### RECORDS
--- BEGIN ---

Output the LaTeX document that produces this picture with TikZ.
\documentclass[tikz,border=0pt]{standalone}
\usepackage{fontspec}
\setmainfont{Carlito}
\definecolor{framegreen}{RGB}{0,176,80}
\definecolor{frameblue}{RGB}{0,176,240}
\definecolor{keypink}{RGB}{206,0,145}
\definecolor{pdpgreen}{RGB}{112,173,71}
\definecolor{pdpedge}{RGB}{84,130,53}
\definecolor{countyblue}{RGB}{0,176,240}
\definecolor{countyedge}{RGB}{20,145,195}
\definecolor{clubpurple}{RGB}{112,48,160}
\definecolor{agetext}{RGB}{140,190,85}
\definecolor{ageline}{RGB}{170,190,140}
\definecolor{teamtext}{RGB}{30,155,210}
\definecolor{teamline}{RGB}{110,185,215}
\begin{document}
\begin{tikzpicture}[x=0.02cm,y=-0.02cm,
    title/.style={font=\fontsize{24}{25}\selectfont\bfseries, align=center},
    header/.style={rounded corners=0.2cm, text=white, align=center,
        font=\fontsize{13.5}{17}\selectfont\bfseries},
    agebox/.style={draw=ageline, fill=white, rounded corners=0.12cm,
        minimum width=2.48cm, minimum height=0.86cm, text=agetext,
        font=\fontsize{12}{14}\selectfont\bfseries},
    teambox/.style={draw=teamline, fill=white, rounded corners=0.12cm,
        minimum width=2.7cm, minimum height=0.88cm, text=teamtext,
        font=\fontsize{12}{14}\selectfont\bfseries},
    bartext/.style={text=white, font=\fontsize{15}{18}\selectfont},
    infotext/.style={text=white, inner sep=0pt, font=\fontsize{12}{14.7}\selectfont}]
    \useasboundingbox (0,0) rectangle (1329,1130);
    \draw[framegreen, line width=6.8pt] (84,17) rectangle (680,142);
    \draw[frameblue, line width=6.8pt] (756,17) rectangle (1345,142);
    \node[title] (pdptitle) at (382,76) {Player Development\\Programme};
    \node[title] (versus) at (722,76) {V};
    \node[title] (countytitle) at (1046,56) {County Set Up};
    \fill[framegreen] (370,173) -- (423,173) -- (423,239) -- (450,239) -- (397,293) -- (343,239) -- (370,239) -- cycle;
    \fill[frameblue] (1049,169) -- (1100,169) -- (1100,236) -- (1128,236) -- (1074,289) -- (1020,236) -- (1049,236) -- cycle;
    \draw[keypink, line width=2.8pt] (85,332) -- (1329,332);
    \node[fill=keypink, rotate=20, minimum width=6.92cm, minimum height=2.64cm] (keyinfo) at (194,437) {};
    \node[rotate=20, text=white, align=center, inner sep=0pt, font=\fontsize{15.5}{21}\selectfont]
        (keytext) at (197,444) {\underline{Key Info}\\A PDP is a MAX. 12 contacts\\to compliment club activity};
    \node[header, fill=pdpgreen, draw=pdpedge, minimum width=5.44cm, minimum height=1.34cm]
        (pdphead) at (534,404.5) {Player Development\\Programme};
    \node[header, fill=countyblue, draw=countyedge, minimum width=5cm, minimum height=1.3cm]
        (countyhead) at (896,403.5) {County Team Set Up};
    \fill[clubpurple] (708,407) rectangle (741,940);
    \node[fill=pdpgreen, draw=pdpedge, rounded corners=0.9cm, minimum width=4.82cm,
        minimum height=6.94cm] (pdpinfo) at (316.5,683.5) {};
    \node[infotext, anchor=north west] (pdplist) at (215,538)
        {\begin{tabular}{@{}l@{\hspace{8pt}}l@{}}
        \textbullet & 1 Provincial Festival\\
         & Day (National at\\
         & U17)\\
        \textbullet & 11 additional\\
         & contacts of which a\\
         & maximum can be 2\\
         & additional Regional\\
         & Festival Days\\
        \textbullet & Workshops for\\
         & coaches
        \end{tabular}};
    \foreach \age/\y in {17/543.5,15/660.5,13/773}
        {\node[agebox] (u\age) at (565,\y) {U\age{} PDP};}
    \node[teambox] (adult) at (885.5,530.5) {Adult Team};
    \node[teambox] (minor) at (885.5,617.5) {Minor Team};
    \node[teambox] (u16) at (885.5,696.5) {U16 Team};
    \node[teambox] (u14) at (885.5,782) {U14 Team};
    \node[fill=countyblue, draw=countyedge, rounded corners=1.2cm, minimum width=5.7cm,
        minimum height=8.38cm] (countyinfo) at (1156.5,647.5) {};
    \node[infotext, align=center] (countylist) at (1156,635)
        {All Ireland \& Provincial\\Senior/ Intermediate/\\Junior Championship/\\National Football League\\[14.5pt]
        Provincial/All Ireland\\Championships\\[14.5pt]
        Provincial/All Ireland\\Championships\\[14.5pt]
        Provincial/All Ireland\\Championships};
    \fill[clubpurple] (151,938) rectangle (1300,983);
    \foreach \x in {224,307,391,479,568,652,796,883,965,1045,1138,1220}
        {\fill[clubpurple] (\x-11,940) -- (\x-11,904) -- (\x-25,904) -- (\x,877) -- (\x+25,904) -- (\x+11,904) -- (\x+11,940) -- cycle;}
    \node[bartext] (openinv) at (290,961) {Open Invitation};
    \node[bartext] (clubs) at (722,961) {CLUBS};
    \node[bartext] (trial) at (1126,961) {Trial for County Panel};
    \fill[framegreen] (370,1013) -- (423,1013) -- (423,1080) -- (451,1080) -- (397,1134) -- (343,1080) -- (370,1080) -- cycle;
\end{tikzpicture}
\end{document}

--- END ---
--- BEGIN ---

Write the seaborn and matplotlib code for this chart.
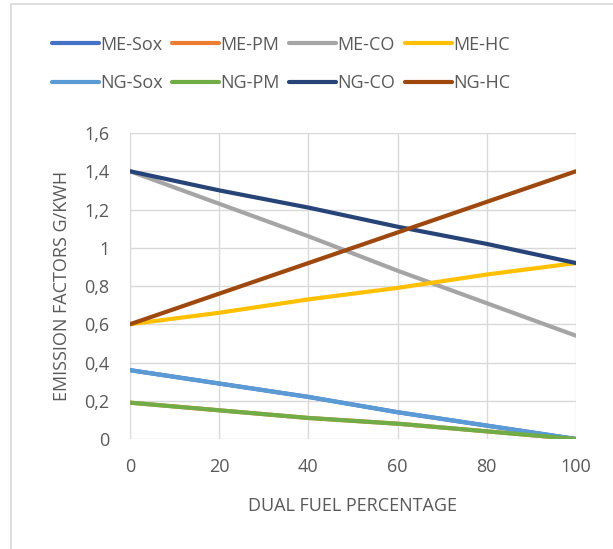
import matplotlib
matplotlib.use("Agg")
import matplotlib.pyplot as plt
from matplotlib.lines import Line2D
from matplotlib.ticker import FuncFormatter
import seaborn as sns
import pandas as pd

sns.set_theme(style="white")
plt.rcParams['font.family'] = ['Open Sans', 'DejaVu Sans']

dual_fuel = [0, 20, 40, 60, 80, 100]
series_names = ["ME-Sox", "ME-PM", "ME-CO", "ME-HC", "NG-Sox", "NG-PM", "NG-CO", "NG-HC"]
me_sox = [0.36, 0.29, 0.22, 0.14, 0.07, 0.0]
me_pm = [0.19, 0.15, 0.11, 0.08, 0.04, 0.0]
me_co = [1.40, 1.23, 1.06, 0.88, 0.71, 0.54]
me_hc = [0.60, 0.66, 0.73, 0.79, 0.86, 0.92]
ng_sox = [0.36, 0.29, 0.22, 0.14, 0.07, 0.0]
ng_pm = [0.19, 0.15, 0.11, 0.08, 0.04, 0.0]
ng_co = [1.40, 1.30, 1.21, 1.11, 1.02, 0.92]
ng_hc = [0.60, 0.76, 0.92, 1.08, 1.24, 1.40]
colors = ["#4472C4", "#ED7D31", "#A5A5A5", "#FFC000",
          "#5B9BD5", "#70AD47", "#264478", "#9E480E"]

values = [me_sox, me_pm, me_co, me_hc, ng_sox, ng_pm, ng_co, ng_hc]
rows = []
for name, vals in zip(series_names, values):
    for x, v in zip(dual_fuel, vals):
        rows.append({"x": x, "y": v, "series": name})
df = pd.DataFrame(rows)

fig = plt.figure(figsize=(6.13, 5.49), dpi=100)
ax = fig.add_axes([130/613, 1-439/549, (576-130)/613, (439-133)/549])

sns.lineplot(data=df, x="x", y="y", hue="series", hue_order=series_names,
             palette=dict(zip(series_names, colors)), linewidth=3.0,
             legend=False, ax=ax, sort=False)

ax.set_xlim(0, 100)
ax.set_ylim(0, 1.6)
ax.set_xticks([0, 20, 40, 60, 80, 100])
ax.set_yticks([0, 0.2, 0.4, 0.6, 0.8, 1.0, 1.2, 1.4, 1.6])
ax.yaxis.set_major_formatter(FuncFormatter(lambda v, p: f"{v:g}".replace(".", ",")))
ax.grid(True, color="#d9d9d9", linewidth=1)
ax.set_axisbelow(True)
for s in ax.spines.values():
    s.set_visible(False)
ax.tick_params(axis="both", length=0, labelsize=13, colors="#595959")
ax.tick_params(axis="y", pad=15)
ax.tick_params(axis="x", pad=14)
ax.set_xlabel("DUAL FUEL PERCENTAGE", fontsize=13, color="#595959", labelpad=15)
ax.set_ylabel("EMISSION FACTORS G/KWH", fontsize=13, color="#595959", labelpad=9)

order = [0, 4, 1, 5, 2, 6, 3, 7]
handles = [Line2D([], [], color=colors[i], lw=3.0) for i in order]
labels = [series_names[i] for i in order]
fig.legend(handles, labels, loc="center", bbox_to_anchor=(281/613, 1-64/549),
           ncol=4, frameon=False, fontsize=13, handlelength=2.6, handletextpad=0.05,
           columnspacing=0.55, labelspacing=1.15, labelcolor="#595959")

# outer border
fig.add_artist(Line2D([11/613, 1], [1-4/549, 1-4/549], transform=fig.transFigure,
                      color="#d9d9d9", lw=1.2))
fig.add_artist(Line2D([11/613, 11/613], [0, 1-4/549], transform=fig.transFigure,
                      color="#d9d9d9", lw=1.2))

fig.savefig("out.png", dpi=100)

--- END ---

### EXERCISE TASK
The material above holds pictures; leave them out. Repeat exactly the lines from the one containing "Write the seaborn" through the one containing "plt.rcParams['font.family'] = ['Open", and nothing else.

### ANSWER TO THE PROBLEM
Write the seaborn and matplotlib code for this chart.
import matplotlib
matplotlib.use("Agg")
import matplotlib.pyplot as plt
from matplotlib.lines import Line2D
from matplotlib.ticker import FuncFormatter
import seaborn as sns
import pandas as pd

sns.set_theme(style="white")
plt.rcParams['font.family'] = ['Open Sans', 'DejaVu Sans']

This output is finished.